Back in 1969 we acquired a street dog named Napi. He was a real son of a bitch. I wanted to call him Walt (Whitman), but the name just wouldn’t stick for some reason. After being abandoned by some heartless soul, the dog had taken up temporary residence on Helen and Napi Van Dereck’s recently arrived sailboat, so we called him Napi. (We couldn’t very well call him Helen.)
Napi the dog was a most independent soul, an outlaw, a lover, a fighter, and a roamer. I spent many days searching the town for him, trying to bring him home before Philly Alexander, the town’s dogcatcher, apprehended him. I remember one late winter afternoon going down Alden Street (I think it was) shouting, “Napi! Napi! Napi!” when a window suddenly flew open and the estimable Pat Saffron leaned out and called, “What do you want with my son?” A small town experience. Pat Saffron died on Christmas Day in 1993.
Her son, that son, Napi Van Dereck, died on Christmas Day 2019. He joins many other good people who left this town this year. He will probably garner a bigger obituary, not because he was better than others, but because he was bigger:outsized, larger than life, a force to be reckoned with, in your face. Napi: whatever he was, he was ours.
People are saying it is the end of an era, and it is true. Napi’s life spanned an important segment of Provincetown’s history, and he was a major player in that history. Imagine: Harry Kemp (1883-1960) would buy little Napi an occasional cookie at Tillie’s Market. How many people alive today go back to those days, when an eccentric poet was a town mainstay? Napi told me once that he remembered the town road that became Route 6 being staked out.
Napi was a real boatman. He knew his boats. He was a constant presence on the wharf. He was a staunch supporter of the Center for Coastal Studies from the very beginning. Its mission was his mission. He was a major collector of art and a patron of artists, none more than Jackson Lambert: Napi saw the genius in him, and in so many others. Napi’s renowned collection of local art now outlives him as an entity unto itself.
Napi was a Beachcomber in good standing (there is no other kind). Napi was a businessman who created a restaurant that, like his art, will outlive him and serve this town. The place is indescribable: a hodge-podge of art and artifact and unusual features that tell you at once that you are not in a usual restaurant.

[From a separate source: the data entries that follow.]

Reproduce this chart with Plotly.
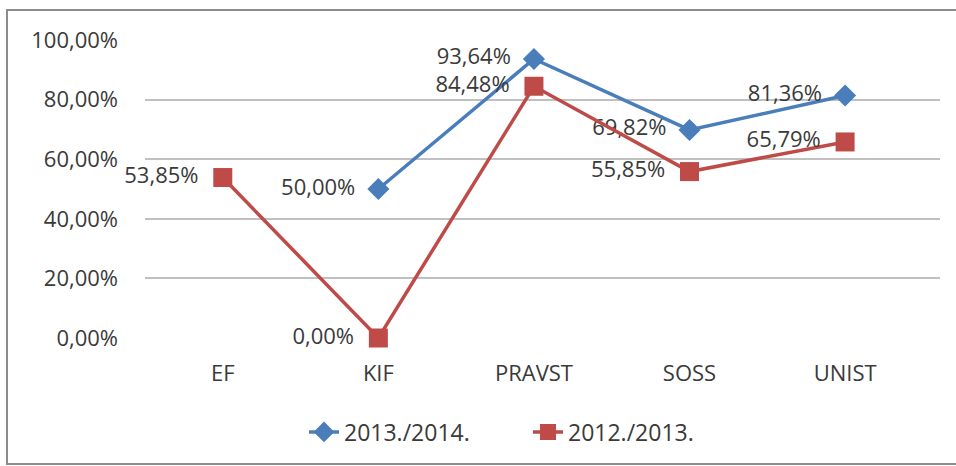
import plotly.graph_objects as go

categories = ["EF", "KIF", "PRAVST", "SOSS", "UNIST"]
series_2013_2014 = [None, 50.00, 93.64, 69.82, 81.36]
series_2012_2013 = [53.85, 0.00, 84.48, 55.85, 65.79]
y_tick_vals = [0, 20, 40, 60, 80, 100]
y_tick_text = ["0,00%", "20,00%", "40,00%", "60,00%", "80,00%", "100,00%"]

def fmt(v):
    return "" if v is None else f"{v:.2f}".replace(".", ",") + "%\u00a0\u00a0"

FONT = "Open Sans"
FS = 22
TXT = "#3a3a3a"
BLUE = "#4a7ebb"
RED = "#be4b48"

W, H = 956, 466
L, R, T, B = 145, 16, 40, 128
pw, ph = W - L - R, H - T - B

def px(x):
    return (x - L) / pw

def py(y):
    return (H - B - y) / ph

fig = go.Figure()
fig.add_trace(go.Scatter(
    x=categories, y=series_2013_2014, name="2013./2014.",
    mode="lines+markers+text",
    line=dict(color=BLUE, width=3.5),
    marker=dict(symbol="diamond", size=17, color=BLUE),
    text=[fmt(v) for v in series_2013_2014], textposition="middle left",
    textfont=dict(family=FONT, size=FS, color=TXT),
    cliponaxis=False, connectgaps=False,
))
fig.add_trace(go.Scatter(
    x=categories, y=series_2012_2013, name="2012./2013.",
    mode="lines+markers+text",
    line=dict(color=RED, width=3.5),
    marker=dict(symbol="square", size=19, color=RED),
    text=[fmt(v) for v in series_2012_2013], textposition="middle left",
    textfont=dict(family=FONT, size=FS, color=TXT),
    cliponaxis=False,
))

fig.update_layout(
    width=W, height=H,
    margin=dict(l=L, r=R, t=T, b=B),
    paper_bgcolor="white", plot_bgcolor="white",
    font=dict(family=FONT, size=FS, color=TXT),
    showlegend=True,
    legend=dict(orientation="h", x=px(304), xanchor="left", y=py(432), yanchor="middle",
                entrywidth=179, entrywidthmode="pixels",
                font=dict(family=FONT, size=FS + 1, color=TXT),
                bgcolor="rgba(0,0,0,0)"),
    xaxis=dict(range=[-0.5, 4.61], showgrid=False, showline=False, zeroline=False, ticks="",
               ticklabelstandoff=20, tickfont=dict(family=FONT, size=FS, color=TXT)),
    yaxis=dict(range=[0, 100], tickvals=y_tick_vals, ticktext=y_tick_text,
               showgrid=True, gridcolor="#c0c0c0", gridwidth=1.5,
               zeroline=False, showline=False, ticks="",
               ticklabelstandoff=26, tickfont=dict(family=FONT, size=FS, color=TXT)),
    shapes=[dict(type="rect", xref="paper", yref="paper",
                 x0=px(7), x1=px(1000), y0=py(464), y1=py(10),
                 line=dict(color="#8c8c8c", width=2), fillcolor="rgba(0,0,0,0)",
                 layer="below")],
)

fig.write_html("out.html", config={"displayModeBar": False},
               post_script="document.body.style.margin='0';")
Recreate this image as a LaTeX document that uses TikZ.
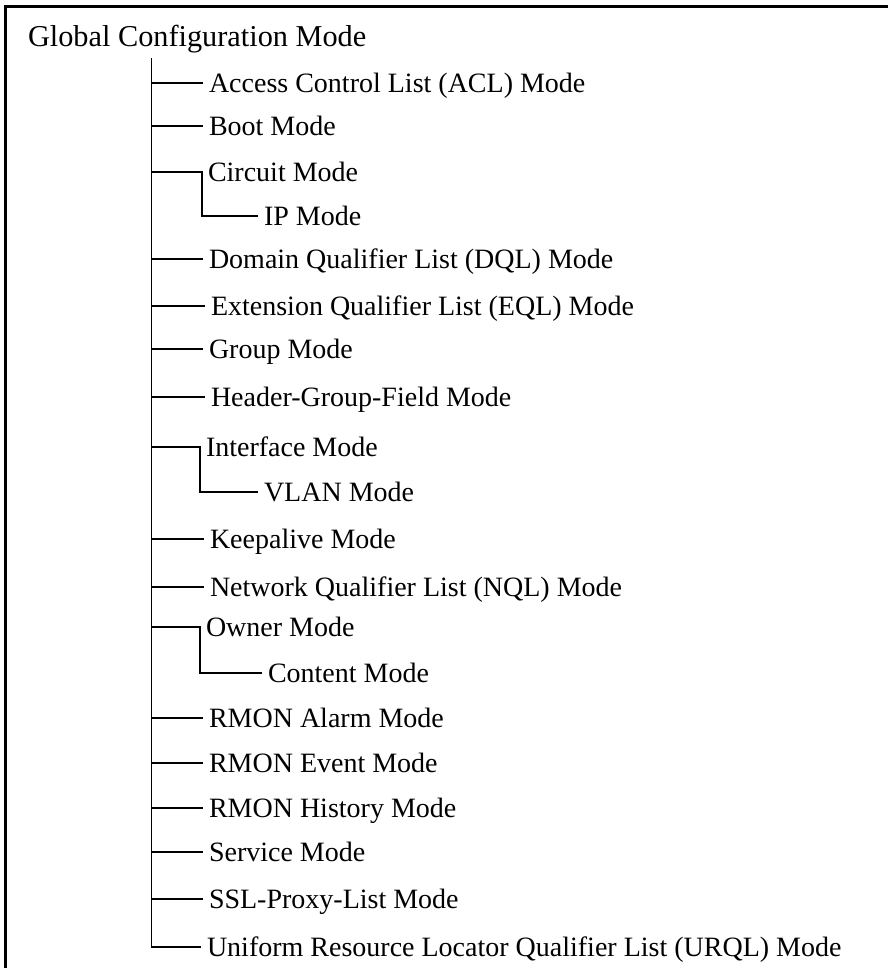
\documentclass[tikz,border=0pt]{standalone}
\usepackage{fontspec}
\setmainfont{Liberation Serif}
\begin{document}
\begin{tikzpicture}[x=1pt,y=-1pt,
  item/.style={anchor=west,inner xsep=6pt,inner ysep=0pt,outer sep=0pt,
    text height=18.4pt,text depth=0pt,font=\fontsize{28}{33}\selectfont},
  toplabel/.style={anchor=west,inner sep=0pt,outer sep=0pt,
    text height=20pt,text depth=0pt,font=\fontsize{30.3}{36}\selectfont},
  branch/.style={line width=2pt},
  trunkline/.style={line width=1.3pt},
  frameline/.style={line width=3pt}]
\useasboundingbox (0,0) rectangle (888,968);
\draw[frameline] (5.5,968) -- (5.5,7) -- (888,7);
\node[toplabel] (gcm) at (28,37) {Global Configuration Mode};
\coordinate (trunk) at (151.7,58);
\node[item] (acl) at (203,83) {Access Control List (ACL) Mode};
\node[item] (boot) at (203,126) {Boot Mode};
\node[item] (circ) at (202,172) {Circuit Mode};
\node[item] (ip) at (258,216) {IP Mode};
\node[item] (dql) at (203,259) {Domain Qualifier List (DQL) Mode};
\node[item] (eql) at (205,306) {Extension Qualifier List (EQL) Mode};
\node[item] (grp) at (203,349) {Group Mode};
\node[item] (hgf) at (205,397) {Header-Group-Field Mode};
\node[item] (intf) at (200,447) {Interface Mode};
\node[item] (vlan) at (258,492) {VLAN Mode};
\node[item] (keep) at (204,539) {Keepalive Mode};
\node[item] (nql) at (204,587) {Network Qualifier List (NQL) Mode};
\node[item] (own) at (200,627) {Owner Mode};
\node[item] (cont) at (262,673) {Content Mode};
\node[item] (ralarm) at (203,718) {RMON Alarm Mode};
\node[item] (revent) at (203,763) {RMON Event Mode};
\node[item] (rhist) at (203,808) {RMON History Mode};
\node[item] (serv) at (203,852) {Service Mode};
\node[item] (ssl) at (203,899) {SSL-Proxy-List Mode};
\node[item] (urql) at (201,947) {Uniform Resource Locator Qualifier List (URQL) Mode};
\draw[trunkline] (trunk) |- (urql.west);
\foreach \n in {acl,boot,dql,eql,grp,hgf,keep,nql,ralarm,revent,rhist,serv,ssl}
  \draw[branch] (trunk |- \n.west) -- (\n.west);
\draw[branch] (trunk |- circ.west) -- (circ.west) |- (ip.west);
\draw[branch] (trunk |- intf.west) -- (intf.west) |- (vlan.west);
\draw[branch] (trunk |- own.west) -- (own.west) |- (cont.west);
\end{tikzpicture}
\end{document}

When I say “Napi” I mean Napi and Helen: no better example of a couple complementing each other exists. He was the front man, and she the strong woman behind the scenes. They accomplished it all together.
Adjectives for Napi: cantankerous, over the top, solipsistic, obstinate; he had a healthy ego; he was a competitive talker. He had to make his point and he had to win every argument. (“You’re not listening to me!”) Ever wonder how he got his name? It was bestowed on him, he told me, as a very young child by his stepfather, and is short for Napoleon — in recognition, even then, of these qualities.
These same qualities, which (mostly) endeared him to us all, did not work in every circumstance. Napi remembered working as a dishwasher at Ciro and Sal’s in the early ’70s, but I remember him on the floor, as a busboy — and not a very good one. My then-girlfriend-now-wife Deborah was the hostess, and she would say something like, “Napi, take those two deuces and make a four-top, and set the home table for a party of eight…,” or something like that, whereupon Napi would pause, reflect, and say, “No, I think it would be better to use the four-top at the corner table and keep the two deuces and use the family table for the party of eight.” And so the debate went on, as the people waited to be seated.
Ah, Napi: seat them any which way. You were ours, and this town is the better for it and will truly never be the same.